// the find
gocrane/crane
Crane is a FinOps Platform for Cloud Resource Analytics and Economics in Kubernetes clusters. The goal is not only to help users to manage cloud cost easier but also ensure the quality of applications.
Crane is a Kubernetes-native FinOps platform from Tencent that combines cost visibility, workload rightsizing recommendations, prediction-driven autoscaling, and QoS enforcement into one operator. It targets platform teams running large Kubernetes clusters who want to reduce cloud spend without babysitting every workload manually. The scope is ambitious — maybe too ambitious for a single project to do well.
The EffectiveHPA controller is the most interesting piece: it uses time-series prediction (DSP algorithm with autocorrelation-based period detection) to scale ahead of traffic rather than reacting to it, which is a genuine improvement over vanilla HPA. The recommendation framework is pluggable and ships working recommenders for CPU/memory requests and idle workloads out of the box — not just dashboards, but actual `kubectl`-applicable patches.

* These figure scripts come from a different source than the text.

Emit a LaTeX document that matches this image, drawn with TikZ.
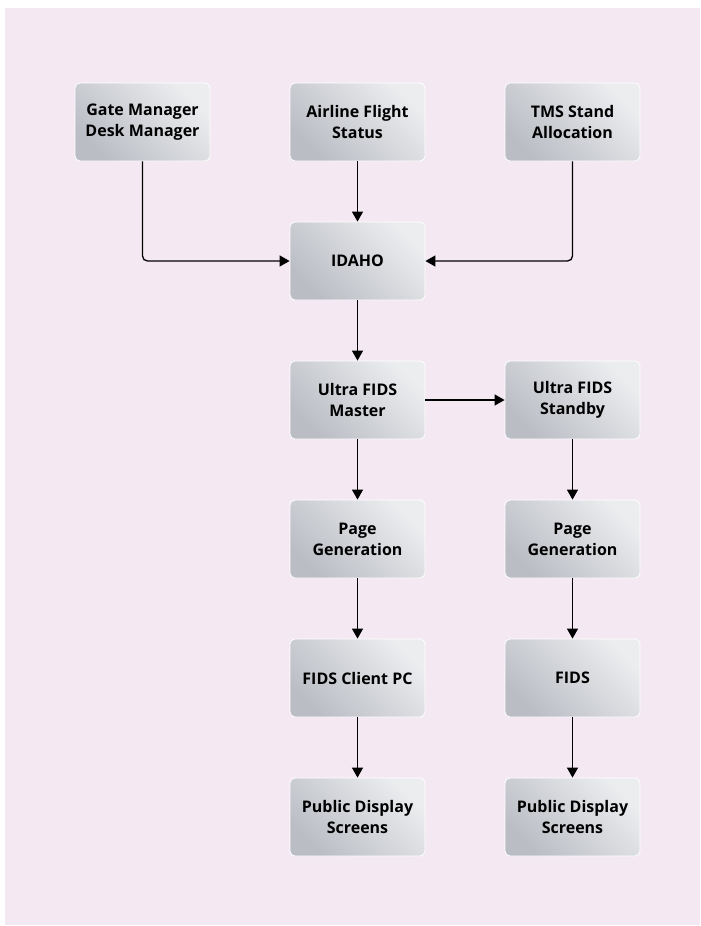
\documentclass[tikz,border=0pt]{standalone}
\usepackage{fontspec}
\setsansfont{Open Sans}
\usetikzlibrary{arrows.meta}
\definecolor{panelpink}{RGB}{244,233,242}
\definecolor{boxlight}{RGB}{236,237,239}
\definecolor{boxdark}{RGB}{186,189,196}
\begin{document}
\begin{tikzpicture}[x=1pt,y=-1pt]
    \tikzstyle{unit}=[rounded corners=5pt, draw=white, line width=0.8pt, top color=boxlight, bottom color=boxdark, shading angle=-45, minimum width=135pt, minimum height=78pt, align=center, font=\sffamily\bfseries\fontsize{16}{21}\selectfont]
    \tikzstyle{link}=[line width=1.3pt, -{Triangle[length=10pt,width=11pt]}, rounded corners=5pt]
    \useasboundingbox (0,0) rectangle (701,926);
    \fill [panelpink] (5,8) rectangle (700,925);
    \node [unit] (gate) at (142.5,122) {Gate Manager\\Desk Manager};
    \node [unit] (airline) at (357.5,122) {Airline Flight\\Status};
    \node [unit] (tms) at (572.5,122) {TMS Stand\\Allocation};
    \node [unit] (idaho) at (357.5,261) {IDAHO};
    \node [unit] (master) at (357.5,400) {Ultra FIDS\\Master};
    \node [unit] (standby) at (572.5,400) {Ultra FIDS\\Standby};
    \node [unit] (pagea) at (357.5,539) {Page\\Generation};
    \node [unit] (pageb) at (572.5,539) {Page\\Generation};
    \node [unit] (client) at (357.5,678) {FIDS Client PC};
    \node [unit] (fids) at (572.5,678) {FIDS};
    \node [unit] (screensa) at (357.5,817) {Public Display\\Screens};
    \node [unit] (screensb) at (572.5,817) {Public Display\\Screens};
    \draw [link] (gate) |- (idaho);
    \draw [link] (tms) |- (idaho);
    \draw [link] (airline) -- (idaho);
    \draw [link] (idaho) -- (master);
    \draw [link] (master) -- (standby);
    \draw [link] (master) -- (pagea);
    \draw [link] (standby) -- (pageb);
    \draw [link] (pagea) -- (client);
    \draw [link] (pageb) -- (fids);
    \draw [link] (client) -- (screensa);
    \draw [link] (fids) -- (screensb);
\end{tikzpicture}
\end{document}
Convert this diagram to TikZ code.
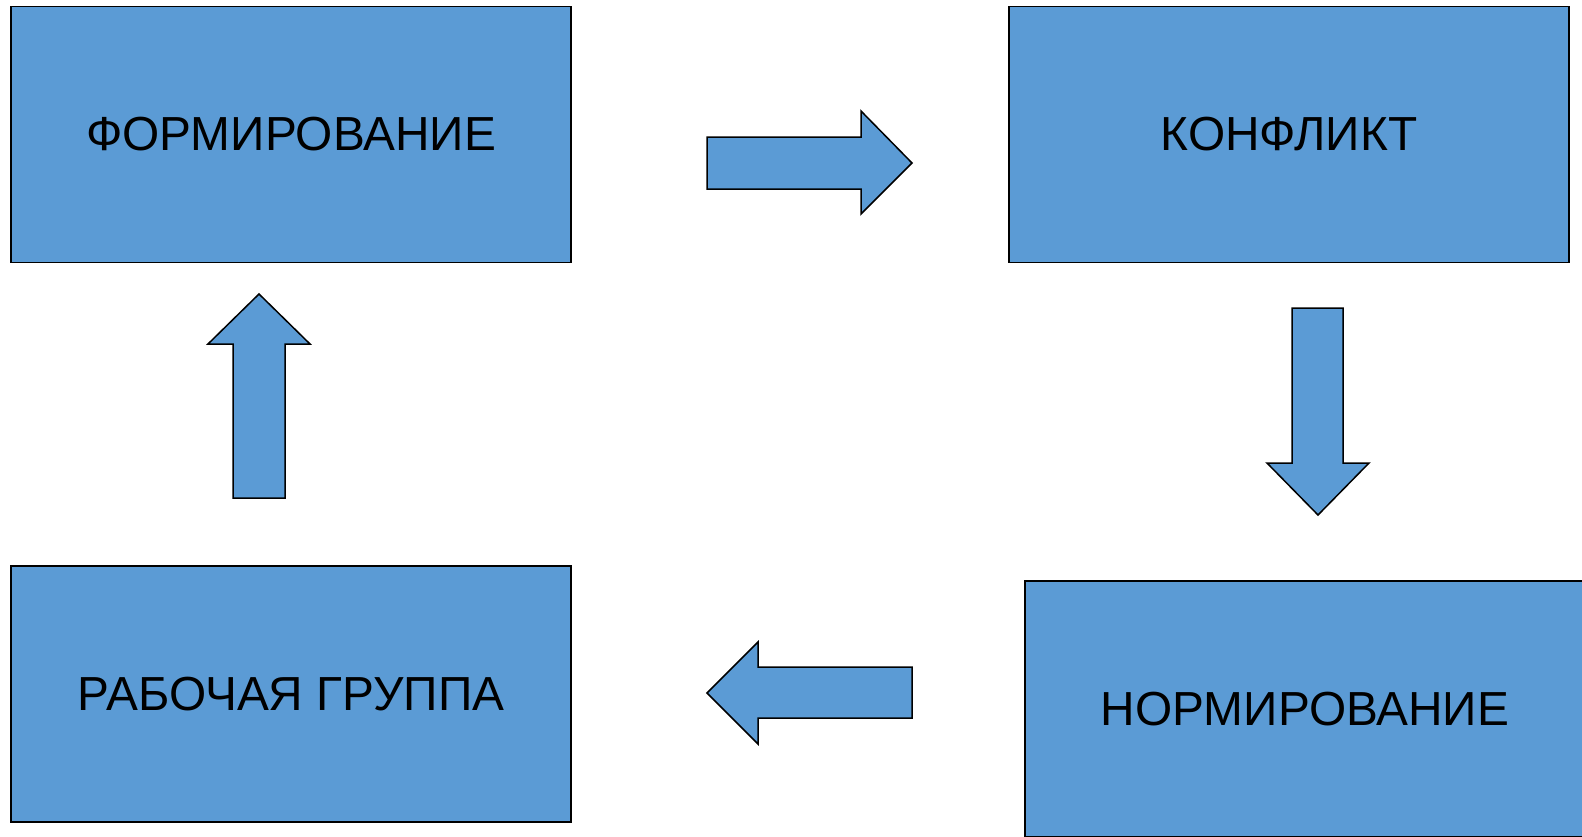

The colocation QoS engine with cgroup-level CPU throttling and interference detection is more sophisticated than most open-source alternatives, using eBPF and cadvisor for per-pod signal collection. The project is a CNCF certified FinOps solution and has a real multi-cloud pricing exporter (Fadvisor) that feeds Prometheus, so cost data lives alongside your existing metrics.
The roadmap doc is dated 2022 and the last meaningful commit activity has slowed significantly — the repo looks maintained but not actively developed, which matters a lot for something touching node-level cgroups and scheduling. The community is heavily Chinese-language (WeChat groups, APAC-only community calls, Chinese-first documentation), which will be a friction point for teams outside that ecosystem. Hardcoded TLS keys checked into the repo under `deploy/keys/` is an embarrassing security mistake that should disqualify this from any serious production consideration without auditing what else got missed. The QoS ensurance and colocation features require Linux-only DaemonSet components with privileged access, so you can't evaluate them in most dev environments — the gap between 'read the docs' and 'actually running it' is wide.